Transcribe the data in full and exactly, omitting any pictures.

**DATA RECORDS:**
========================

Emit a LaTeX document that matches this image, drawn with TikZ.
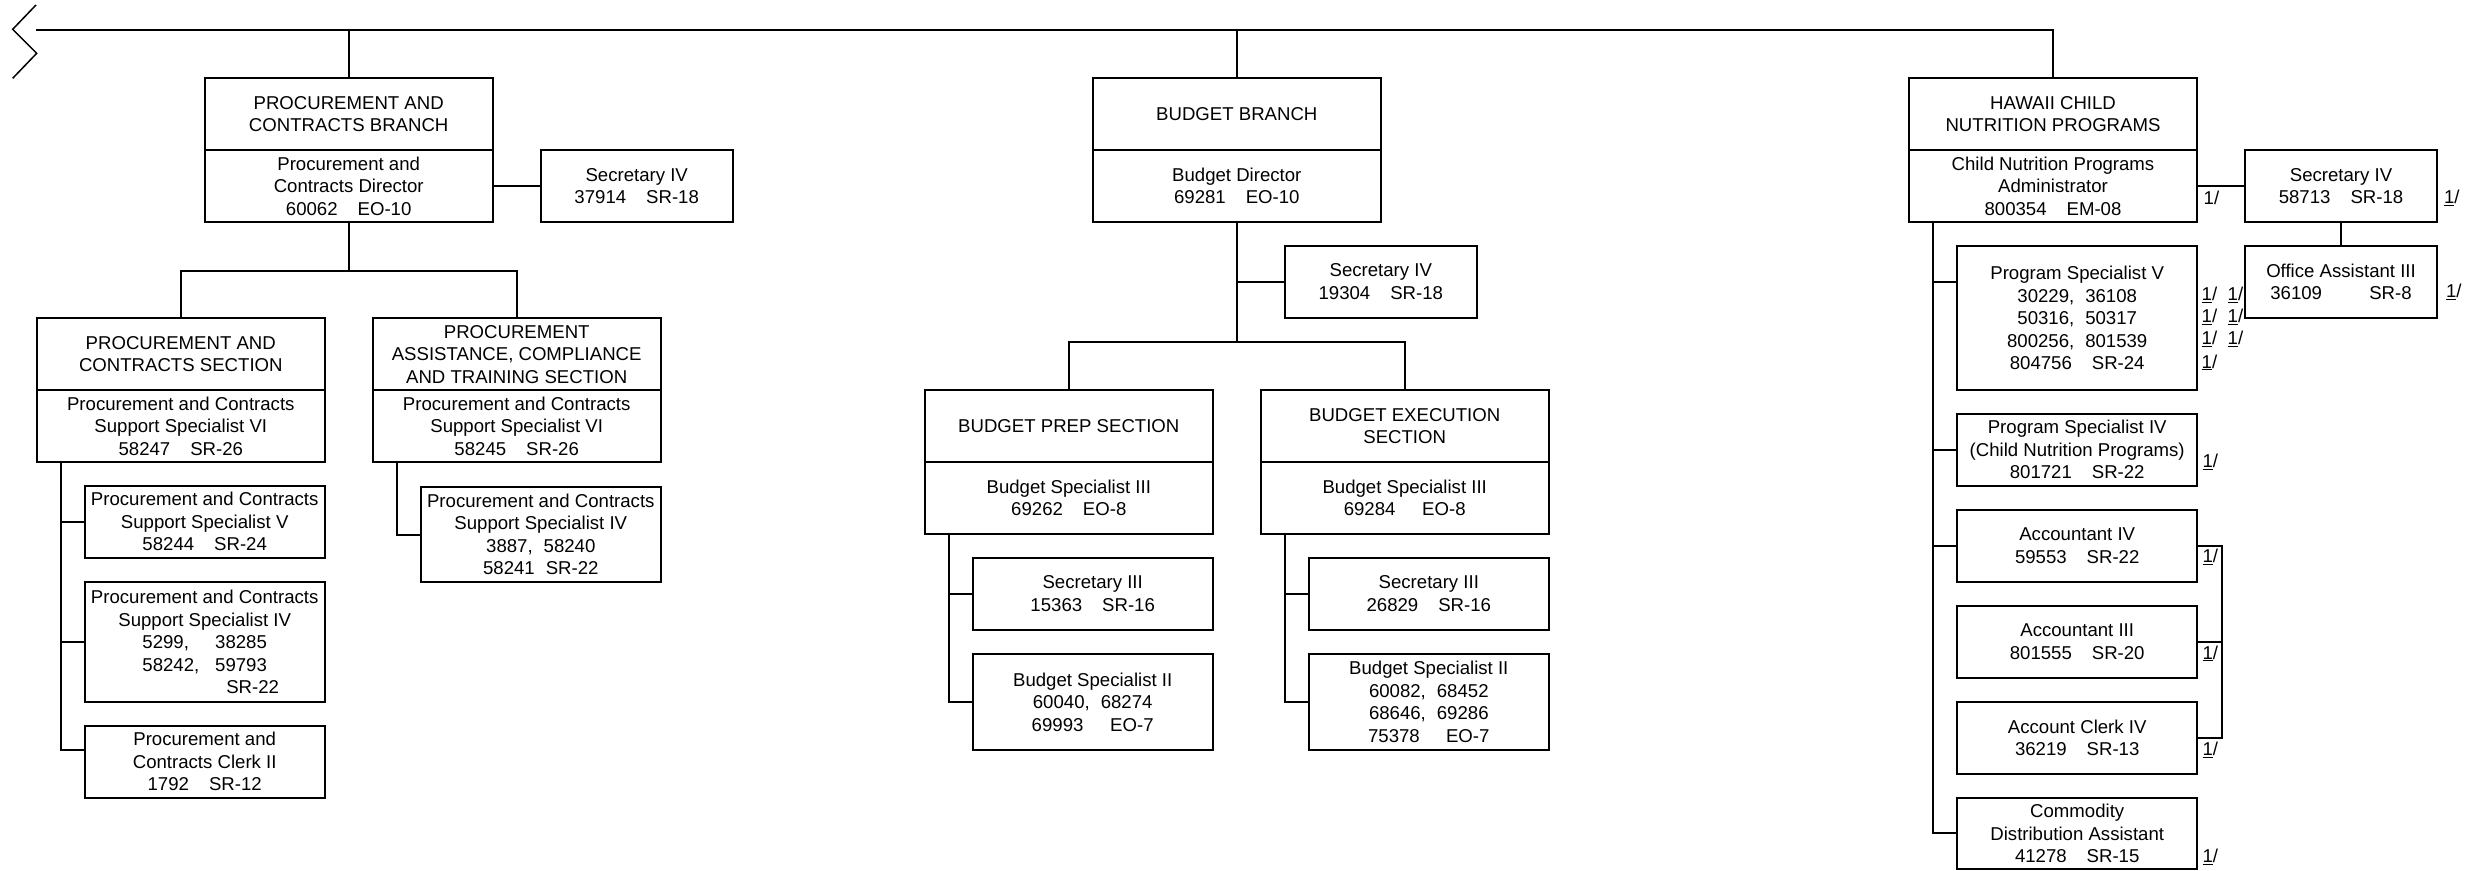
\documentclass[tikz,border=0pt]{standalone}
\usepackage{fontspec}
\setmainfont{Liberation Sans}
\usetikzlibrary{positioning}
\newcommand\posgap{\hspace{20pt}}
\newcommand\commagap{\hspace{11pt}}
\newcommand\noteone{\underline{1}/}
\tikzset{
	orgbox/.style={draw,line width=2pt,align=center,inner sep=0pt,outer sep=0pt,minimum height=72pt},
	bigbox/.style={orgbox,minimum width=288pt},
	smallbox/.style={orgbox,minimum width=240pt},
	secbox/.style={orgbox,minimum width=192pt},
	fnote/.style={anchor=west,inner sep=0pt},
}
\begin{document}
\begin{tikzpicture}[x=1pt,y=-1pt,line width=2pt,font=\fontsize{18.6}{22.5}\selectfont]
	\useasboundingbox (0,0) rectangle (2486,870);
	% break mark
	\draw[line width=1.5pt] (36,5)--(12.7,29.3)--(36.7,53.3)--(12.7,78.3);
	\coordinate (topl) at (36,30);
	% procurement and contracts
	\node[bigbox] (pcbhead) at (348.7,114) {PROCUREMENT AND\\CONTRACTS BRANCH};
	\node[bigbox,below=0pt of pcbhead] (pcbbody) {Procurement and\\Contracts Director\\60062\posgap EO-10};
	\node[secbox] (pcbsec) at (636.7,186) {Secretary IV\\37914\posgap SR-18};
	\node[bigbox] (pcshead) at (180.8,354.2) {PROCUREMENT AND\\CONTRACTS SECTION};
	\node[bigbox,below=0pt of pcshead] (pcsbody) {Procurement and Contracts\\Support Specialist VI\\58247\posgap SR-26};
	\node[bigbox] (pactshead) at (516.7,354.2) {PROCUREMENT\\ASSISTANCE, COMPLIANCE\\AND TRAINING SECTION};
	\node[bigbox,below=0pt of pactshead] (pactsbody) {Procurement and Contracts\\Support Specialist VI\\58245\posgap SR-26};
	\node[smallbox] (pcs1) at (204.7,521.8) {Procurement and Contracts\\Support Specialist V\\58244\posgap SR-24};
	\node[smallbox,minimum height=120pt] (pcs2) at (204.7,642) {Procurement and Contracts\\Support Specialist IV\\ \makebox[72.8pt][l]{5299,}38285\\ \makebox[72.8pt][l]{58242,}59793\\ \hspace*{96pt}SR-22};
	\node[smallbox] (pcs3) at (204.7,761.8) {Procurement and\\Contracts Clerk II\\1792\posgap SR-12};
	\node[smallbox,minimum height=95pt] (pacts1) at (540.8,534.5) {Procurement and Contracts\\Support Specialist IV\\3887,\commagap 58240\\58241\commagap SR-22};
	% budget
	\node[bigbox] (bbhead) at (1236.8,114) {BUDGET BRANCH};
	\node[bigbox,below=0pt of bbhead] (bbbody) {Budget Director\\69281\posgap EO-10};
	\node[secbox] (bbsec) at (1380.8,281.7) {Secretary IV\\19304\posgap SR-18};
	\node[bigbox] (bpshead) at (1068.8,426) {BUDGET PREP SECTION};
	\node[bigbox,below=0pt of bpshead] (bpsbody) {Budget Specialist III\\69262\posgap EO-8};
	\node[bigbox] (beshead) at (1404.7,426) {BUDGET EXECUTION\\SECTION};
	\node[bigbox,below=0pt of beshead] (besbody) {Budget Specialist III\\69284\hspace{26.8pt}EO-8};
	\node[smallbox] (bps1) at (1092.7,593.8) {Secretary III\\15363\posgap SR-16};
	\node[smallbox,minimum height=96pt] (bps2) at (1092.7,702) {Budget Specialist II\\60040,\commagap 68274\\69993\hspace{26.8pt}EO-7};
	\node[smallbox] (bes1) at (1428.8,593.8) {Secretary III\\26829\posgap SR-16};
	\node[smallbox,minimum height=96pt] (bes2) at (1428.8,702) {Budget Specialist II\\60082,\commagap 68452\\68646,\commagap 69286\\75378\hspace{26.3pt}EO-7};
	% child nutrition
	\node[bigbox] (cnphead) at (2053,114) {HAWAII CHILD\\NUTRITION PROGRAMS};
	\node[bigbox,below=0pt of cnphead] (cnpbody) {Child Nutrition Programs\\Administrator\\800354\posgap EM-08};
	\node[secbox] (cnpsec) at (2341,186) {Secretary IV\\58713\posgap SR-18};
	\node[secbox] (cnpoff) at (2341,282) {Office Assistant III\\36109\hspace{47.2pt}SR-8};
	\node[smallbox,minimum height=144pt] (psv) at (2077.2,318) {Program Specialist V\\30229,\commagap 36108\\50316,\commagap 50317\\800256,\commagap 801539\\804756\posgap SR-24};
	\node[smallbox] (psiv) at (2077.2,449.7) {Program Specialist IV\\(Child Nutrition Programs)\\801721\posgap SR-22};
	\node[smallbox] (acc4) at (2077.2,545.9) {Accountant IV\\59553\posgap SR-22};
	\node[smallbox] (acc3) at (2077.2,641.9) {Accountant III\\801555\posgap SR-20};
	\node[smallbox] (clerk) at (2077.2,737.9) {Account Clerk IV\\36219\posgap SR-13};
	\node[smallbox,minimum height=71pt] (comm) at (2077.2,833.4) {Commodity\\Distribution Assistant\\41278\posgap SR-15};
	% lines
	\draw (topl) -| (cnphead.north);
	\draw (pcbhead.north) -- (pcbhead.north |- topl);
	\draw (bbhead.north) -- (bbhead.north |- topl);
	\draw (pcbbody.east) -- (pcbsec.west);
	\draw (pcbbody.south) -- ++(0,48.7) coordinate (pcbfork);
	\draw (pcshead.north) |- (pcbfork) -| (pactshead.north);
	\coordinate (pcstrunk) at (60.7,462);
	\foreach \n in {pcs1,pcs2} \draw (pcstrunk) |- (\n.west);
	\draw (pcstrunk) |- (pcs3.west |- 0,750);
	\coordinate (pactstrunk) at (396.9,462);
	\draw (pactstrunk) |- (pacts1.west);
	\draw (bbbody.south) -- ++(0,120) coordinate (bbfork);
	\draw (bbsec.west) -- (bbsec.west -| bbbody.south);
	\draw (bpshead.north) |- (bbfork) -| (beshead.north);
	\coordinate (bpstrunk) at (949.1,534);
	\coordinate (bestrunk) at (1285.3,534);
	\foreach \n in {bps1,bps2} \draw (bpstrunk) |- (\n.west);
	\foreach \n in {bes1,bes2} \draw (bestrunk) |- (\n.west);
	\draw (cnpbody.east) -- (cnpsec.west);
	\draw (cnpsec) -- (cnpoff);
	\coordinate (cnptrunk) at (1933,222);
	\draw (cnptrunk) |- (psv.west |- 0,281.7);
	\foreach \n in {psiv,acc4,comm} \draw (cnptrunk) |- (\n.west);
	\draw[line width=1.5pt] (acc4.east) -- ++(24.7,0) coordinate (accbr) |- (clerk.east);
	\draw[line width=1.5pt] (acc3.east) -- (acc3.east -| accbr);
	% notes
	\node[fnote] (fnhead) at (2202.7,198) {1/};
	\node[fnote] (fnsec) at (2443,198) {\noteone};
	\node[fnote] (fnoff) at (2445,291.7) {\noteone};
	\foreach \yy [count=\i] in {295,316.7,339,362.3} \node[fnote] (fnpa\i) at (2200.7,\yy) {\noteone};
	\foreach \yy [count=\i] in {295,316.7,339} \node[fnote] (fnpb\i) at (2226.7,\yy) {\noteone};
	\foreach \n/\yy in {psiv/461.7,acc4/556.7,acc3/653.3,clerk/750,comm/856.7} \node[fnote] (fn\n) at (2201.6,\yy) {\noteone};
\end{tikzpicture}
\end{document}
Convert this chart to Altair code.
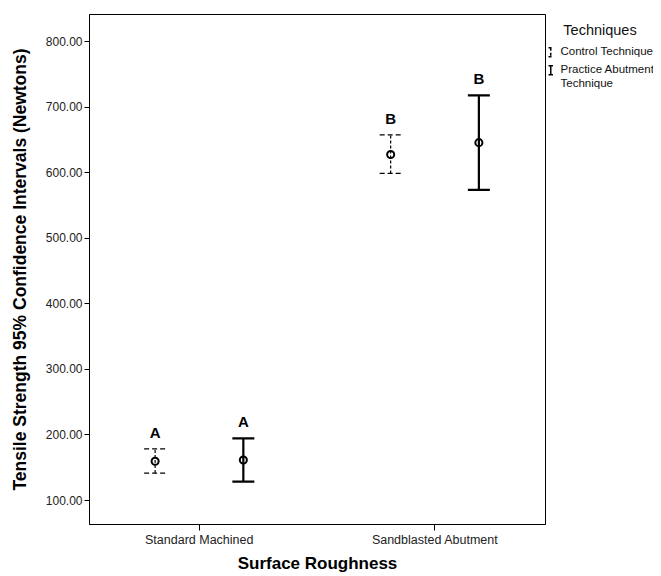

========================

**SOLUTION TO THIS PROBLEM:**
Emit a LaTeX document that matches this image, drawn with TikZ.
\documentclass[tikz,border=0pt]{standalone}
\usepackage{fontspec}
\setmainfont{Liberation Sans}
\usetikzlibrary{positioning}
\newcommand\posgap{\hspace{20pt}}
\newcommand\commagap{\hspace{11pt}}
\newcommand\noteone{\underline{1}/}
\tikzset{
	orgbox/.style={draw,line width=2pt,align=center,inner sep=0pt,outer sep=0pt,minimum height=72pt},
	bigbox/.style={orgbox,minimum width=288pt},
	smallbox/.style={orgbox,minimum width=240pt},
	secbox/.style={orgbox,minimum width=192pt},
	fnote/.style={anchor=west,inner sep=0pt},
}
\begin{document}
\begin{tikzpicture}[x=1pt,y=-1pt,line width=2pt,font=\fontsize{18.6}{22.5}\selectfont]
	\useasboundingbox (0,0) rectangle (2486,870);
	% break mark
	\draw[line width=1.5pt] (36,5)--(12.7,29.3)--(36.7,53.3)--(12.7,78.3);
	\coordinate (topl) at (36,30);
	% procurement and contracts
	\node[bigbox] (pcbhead) at (348.7,114) {PROCUREMENT AND\\CONTRACTS BRANCH};
	\node[bigbox,below=0pt of pcbhead] (pcbbody) {Procurement and\\Contracts Director\\60062\posgap EO-10};
	\node[secbox] (pcbsec) at (636.7,186) {Secretary IV\\37914\posgap SR-18};
	\node[bigbox] (pcshead) at (180.8,354.2) {PROCUREMENT AND\\CONTRACTS SECTION};
	\node[bigbox,below=0pt of pcshead] (pcsbody) {Procurement and Contracts\\Support Specialist VI\\58247\posgap SR-26};
	\node[bigbox] (pactshead) at (516.7,354.2) {PROCUREMENT\\ASSISTANCE, COMPLIANCE\\AND TRAINING SECTION};
	\node[bigbox,below=0pt of pactshead] (pactsbody) {Procurement and Contracts\\Support Specialist VI\\58245\posgap SR-26};
	\node[smallbox] (pcs1) at (204.7,521.8) {Procurement and Contracts\\Support Specialist V\\58244\posgap SR-24};
	\node[smallbox,minimum height=120pt] (pcs2) at (204.7,642) {Procurement and Contracts\\Support Specialist IV\\ \makebox[72.8pt][l]{5299,}38285\\ \makebox[72.8pt][l]{58242,}59793\\ \hspace*{96pt}SR-22};
	\node[smallbox] (pcs3) at (204.7,761.8) {Procurement and\\Contracts Clerk II\\1792\posgap SR-12};
	\node[smallbox,minimum height=95pt] (pacts1) at (540.8,534.5) {Procurement and Contracts\\Support Specialist IV\\3887,\commagap 58240\\58241\commagap SR-22};
	% budget
	\node[bigbox] (bbhead) at (1236.8,114) {BUDGET BRANCH};
	\node[bigbox,below=0pt of bbhead] (bbbody) {Budget Director\\69281\posgap EO-10};
	\node[secbox] (bbsec) at (1380.8,281.7) {Secretary IV\\19304\posgap SR-18};
	\node[bigbox] (bpshead) at (1068.8,426) {BUDGET PREP SECTION};
	\node[bigbox,below=0pt of bpshead] (bpsbody) {Budget Specialist III\\69262\posgap EO-8};
	\node[bigbox] (beshead) at (1404.7,426) {BUDGET EXECUTION\\SECTION};
	\node[bigbox,below=0pt of beshead] (besbody) {Budget Specialist III\\69284\hspace{26.8pt}EO-8};
	\node[smallbox] (bps1) at (1092.7,593.8) {Secretary III\\15363\posgap SR-16};
	\node[smallbox,minimum height=96pt] (bps2) at (1092.7,702) {Budget Specialist II\\60040,\commagap 68274\\69993\hspace{26.8pt}EO-7};
	\node[smallbox] (bes1) at (1428.8,593.8) {Secretary III\\26829\posgap SR-16};
	\node[smallbox,minimum height=96pt] (bes2) at (1428.8,702) {Budget Specialist II\\60082,\commagap 68452\\68646,\commagap 69286\\75378\hspace{26.3pt}EO-7};
	% child nutrition
	\node[bigbox] (cnphead) at (2053,114) {HAWAII CHILD\\NUTRITION PROGRAMS};
	\node[bigbox,below=0pt of cnphead] (cnpbody) {Child Nutrition Programs\\Administrator\\800354\posgap EM-08};
	\node[secbox] (cnpsec) at (2341,186) {Secretary IV\\58713\posgap SR-18};
	\node[secbox] (cnpoff) at (2341,282) {Office Assistant III\\36109\hspace{47.2pt}SR-8};
	\node[smallbox,minimum height=144pt] (psv) at (2077.2,318) {Program Specialist V\\30229,\commagap 36108\\50316,\commagap 50317\\800256,\commagap 801539\\804756\posgap SR-24};
	\node[smallbox] (psiv) at (2077.2,449.7) {Program Specialist IV\\(Child Nutrition Programs)\\801721\posgap SR-22};
	\node[smallbox] (acc4) at (2077.2,545.9) {Accountant IV\\59553\posgap SR-22};
	\node[smallbox] (acc3) at (2077.2,641.9) {Accountant III\\801555\posgap SR-20};
	\node[smallbox] (clerk) at (2077.2,737.9) {Account Clerk IV\\36219\posgap SR-13};
	\node[smallbox,minimum height=71pt] (comm) at (2077.2,833.4) {Commodity\\Distribution Assistant\\41278\posgap SR-15};
	% lines
	\draw (topl) -| (cnphead.north);
	\draw (pcbhead.north) -- (pcbhead.north |- topl);
	\draw (bbhead.north) -- (bbhead.north |- topl);
	\draw (pcbbody.east) -- (pcbsec.west);
	\draw (pcbbody.south) -- ++(0,48.7) coordinate (pcbfork);
	\draw (pcshead.north) |- (pcbfork) -| (pactshead.north);
	\coordinate (pcstrunk) at (60.7,462);
	\foreach \n in {pcs1,pcs2} \draw (pcstrunk) |- (\n.west);
	\draw (pcstrunk) |- (pcs3.west |- 0,750);
	\coordinate (pactstrunk) at (396.9,462);
	\draw (pactstrunk) |- (pacts1.west);
	\draw (bbbody.south) -- ++(0,120) coordinate (bbfork);
	\draw (bbsec.west) -- (bbsec.west -| bbbody.south);
	\draw (bpshead.north) |- (bbfork) -| (beshead.north);
	\coordinate (bpstrunk) at (949.1,534);
	\coordinate (bestrunk) at (1285.3,534);
	\foreach \n in {bps1,bps2} \draw (bpstrunk) |- (\n.west);
	\foreach \n in {bes1,bes2} \draw (bestrunk) |- (\n.west);
	\draw (cnpbody.east) -- (cnpsec.west);
	\draw (cnpsec) -- (cnpoff);
	\coordinate (cnptrunk) at (1933,222);
	\draw (cnptrunk) |- (psv.west |- 0,281.7);
	\foreach \n in {psiv,acc4,comm} \draw (cnptrunk) |- (\n.west);
	\draw[line width=1.5pt] (acc4.east) -- ++(24.7,0) coordinate (accbr) |- (clerk.east);
	\draw[line width=1.5pt] (acc3.east) -- (acc3.east -| accbr);
	% notes
	\node[fnote] (fnhead) at (2202.7,198) {1/};
	\node[fnote] (fnsec) at (2443,198) {\noteone};
	\node[fnote] (fnoff) at (2445,291.7) {\noteone};
	\foreach \yy [count=\i] in {295,316.7,339,362.3} \node[fnote] (fnpa\i) at (2200.7,\yy) {\noteone};
	\foreach \yy [count=\i] in {295,316.7,339} \node[fnote] (fnpb\i) at (2226.7,\yy) {\noteone};
	\foreach \n/\yy in {psiv/461.7,acc4/556.7,acc3/653.3,clerk/750,comm/856.7} \node[fnote] (fn\n) at (2201.6,\yy) {\noteone};
\end{tikzpicture}
\end{document}
Convert this chart to Altair code.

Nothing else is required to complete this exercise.